Back translated / paraphrased version:
“Earlier work shows the effect arises mainly from interaction coefficients in the regression, which points to a conditional association.”

These preserves meaning while changing wording and rhythm; many detectors that rely on surface distributions find this transformation harder to flag. Do not assume it will evade all detectors; robustness varies by method and text length.

How to test detector robustness (step-by-step)

1. Define the scope and ethics

   • Get approval from your institution or ethics board if testing on student work or real submissions.

   • Use only texts you have the right to test (your drafts or public datasets).
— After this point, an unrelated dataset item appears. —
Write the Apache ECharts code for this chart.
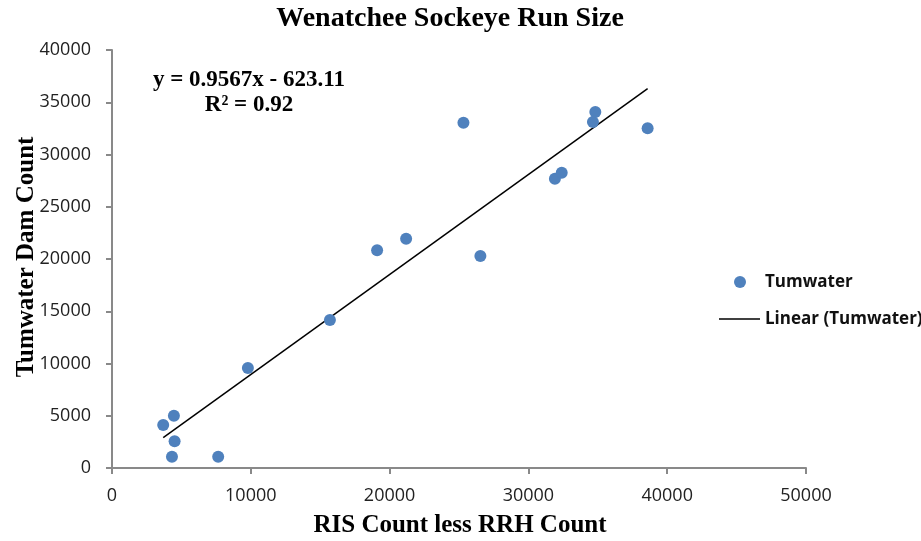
<!DOCTYPE html>
<html>
<head>
<meta charset="utf-8">
<script src="https://cdn.jsdelivr.net/npm/echarts@6/dist/echarts.min.js"></script>
<style>html,body{margin:0;padding:0;background:#fff}#c{width:921px;height:541px}</style>
</head>
<body>
<div id="c"></div>
<script>
// Data
const risLessRrh = [3690, 4460, 4510, 4320, 7650, 9790, 15700, 19100, 21190, 25320, 26540, 31910, 32400, 34650, 34820, 38590];
const tumwaterCount = [4110, 5000, 2555, 1080, 1080, 9570, 14160, 20830, 21940, 33040, 20290, 27680, 28260, 33110, 34070, 32510];
const trendCoef = [0.9567, -623.11]; // slope, intercept
const xTicks = [0, 10000, 20000, 30000, 40000, 50000];
const yTicks = [0, 5000, 10000, 15000, 20000, 25000, 30000, 35000, 40000];

const pts = risLessRrh.map((x, i) => [x, tumwaterCount[i]]);
const xMin = Math.min(...risLessRrh), xMax = Math.max(...risLessRrh);
const trend = [[xMin, trendCoef[0] * xMin + trendCoef[1]], [xMax, trendCoef[0] * xMax + trendCoef[1]]];

const serif = 'Liberation Serif, Times New Roman, serif';
const sans = 'Open Sans, sans-serif';
const axisColor = '#898989';

const chart = echarts.init(document.getElementById('c'), null, {renderer: 'canvas'});
chart.setOption({
  animation: false,
  grid: {left: 112, right: 115, top: 50, bottom: 73, containLabel: false},
  xAxis: {
    type: 'value', min: xTicks[0], max: xTicks[xTicks.length - 1], interval: 10000,
    splitLine: {show: false},
    axisLine: {show: true, lineStyle: {color: axisColor, width: 2}},
    axisTick: {show: true, length: 6, lineStyle: {color: axisColor, width: 2}},
    axisLabel: {margin: 19, fontFamily: sans, fontSize: 18, color: '#222', formatter: v => String(v)}
  },
  yAxis: {
    type: 'value', min: yTicks[0], max: yTicks[yTicks.length - 1], interval: 5000,
    splitLine: {show: false},
    axisLine: {show: true, lineStyle: {color: axisColor, width: 2}},
    axisTick: {show: true, length: 6, lineStyle: {color: axisColor, width: 2}},
    axisLabel: {margin: 21, fontFamily: sans, fontSize: 18, color: '#222', formatter: v => String(v)}
  },
  legend: [
    {
      data: [{name: 'Tumwater', icon: 'circle'}],
      orient: 'vertical', left: 734, top: 272, padding: 0, itemWidth: 12, itemHeight: 12,
      textStyle: {fontFamily: sans, fontSize: 17, fontWeight: 'bold', color: '#111', lineHeight: 20, padding: [0, 0, 0, 14]}
    },
    {
      data: [{name: 'Linear (Tumwater)', icon: 'path://M0,0 L40,0 L40,1.4 L0,1.4 Z'}],
      orient: 'vertical', left: 719, top: 309, padding: 0, itemWidth: 41, itemHeight: 12,
      textStyle: {fontFamily: sans, fontSize: 17, fontWeight: 'bold', color: '#111', lineHeight: 20}
    }
  ],
  series: [
    {
      name: 'Tumwater', type: 'scatter', data: pts, symbol: 'circle', symbolSize: 12,
      itemStyle: {color: '#4F81BD', opacity: 1}, z: 3
    },
    {
      name: 'Linear (Tumwater)', type: 'line', data: trend, showSymbol: false, symbol: 'none',
      lineStyle: {color: '#000', width: 1.5}, itemStyle: {color: '#000'}, z: 2
    }
  ],
  graphic: [
    {type: 'text', x: 450, y: 19, style: {text: 'Wenatchee Sockeye Run Size', font: 'bold 28px ' + serif, fill: '#000', align: 'center', verticalAlign: 'middle'}},
    {type: 'text', x: 249, y: 80, style: {text: 'y = 0.9567x - 623.11', font: 'bold 23px ' + serif, fill: '#000', align: 'center', verticalAlign: 'middle'}},
    {type: 'text', x: 249, y: 105, style: {text: 'R² = 0.92', font: 'bold 23px ' + serif, fill: '#000', align: 'center', verticalAlign: 'middle'}},
    {type: 'text', x: 27, y: 257, rotation: Math.PI / 2, style: {text: 'Tumwater Dam Count', font: 'bold 25px ' + serif, fill: '#000', align: 'center', verticalAlign: 'middle'}},
    {type: 'text', x: 460, y: 526, style: {text: 'RIS Count less RRH Count', font: 'bold 25px ' + serif, fill: '#000', align: 'center', verticalAlign: 'middle'}}
  ]
});
</script>
</body>
</html>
2. Create a controlled corpus

   • Collect human-written examples from your discipline and generate matching AI outputs (same prompts, similar lengths).

   • Include edited versions: paraphrased, back-translated, watermarked (where possible), and human-revised.

3. Run multiple detectors

   • Test a variety of detectors (model-based like DetectGPT, classifier-based, and commercial detectors) to compare behavior across methods. Detectors differ widely in sensitivity and false positive rates.

4. Measure detection metrics

   • Report true positive, false positive, and false negative rates by condition (original AI, paraphrased, back translated, edited).

   • Inspect failure cases qualitatively, look for patterns in which transformations fool detectors.

5. Report findings and safeguards

   • Share results with stakeholders and recommend policy or technical changes (assessment redesign, disclosure policies, or improved detectors).

Ethical and practical considerations

• Avoid enabling academic misconduct: explain that testing aims to strengthen integrity policies and improve detection tools, not to help people cheat.

• Disclose any use of AI in your own writing and require disclosure where appropriate in coursework and publishing.

• Recognize detectors’ limitations: high false positives can unfairly penalize honest authors; high false negatives allow misuse. Use detectors as one signal among others.

What researchers and institutions can do

• Use multi-signal approaches: combine watermarking, model-based curvature checks (e.g., DetectGPT), and robust semantic/perturbation features rather than relying on a single classifier.

• Redesign assessments to emphasize process (drafts, oral exams, project work) and skills that AI cannot fully substitute.

• Provide clear policies and training for authors and students about acceptable AI use and disclosure.

Tools that help writers and evaluators

To check whether your own revisions reduce automated detectability while maintaining clarity and integrity, use discipline-aware writing tools. For example, Trinka’s AI content detector can screen texts and report a detection score, while Trinka’s grammar checker and paraphraser help refine phrasing for clarity and publication readiness. Use these tools to improve writing quality and verify compliance with institutional policies.

Common mistakes to avoid when interpreting detector output

• Treating a single detector’s “AI” label as proof of misconduct, detectors can be wrong and are sensitive to editing and text length.

• Assuming watermarking makes texts unavoidably detectable watermarks can be removed or degraded by editing and paraphrasing.

• Ignoring disciplinary norms: formulaic technical prose (methods, equations) can confuse detectors and raise false positives.

Conclusion

Yes, many AI content detectors can be degraded or fooled by paraphrasing, back-translation, human edits, or adversarial paraphrasers. This creates an arms race: better detectors appear, but so do more effective evasion techniques. For authors and institutions, take a pragmatic approach: require disclosure, redesign assessments to emphasize process and originality, and test detectors carefully before using them for enforcement.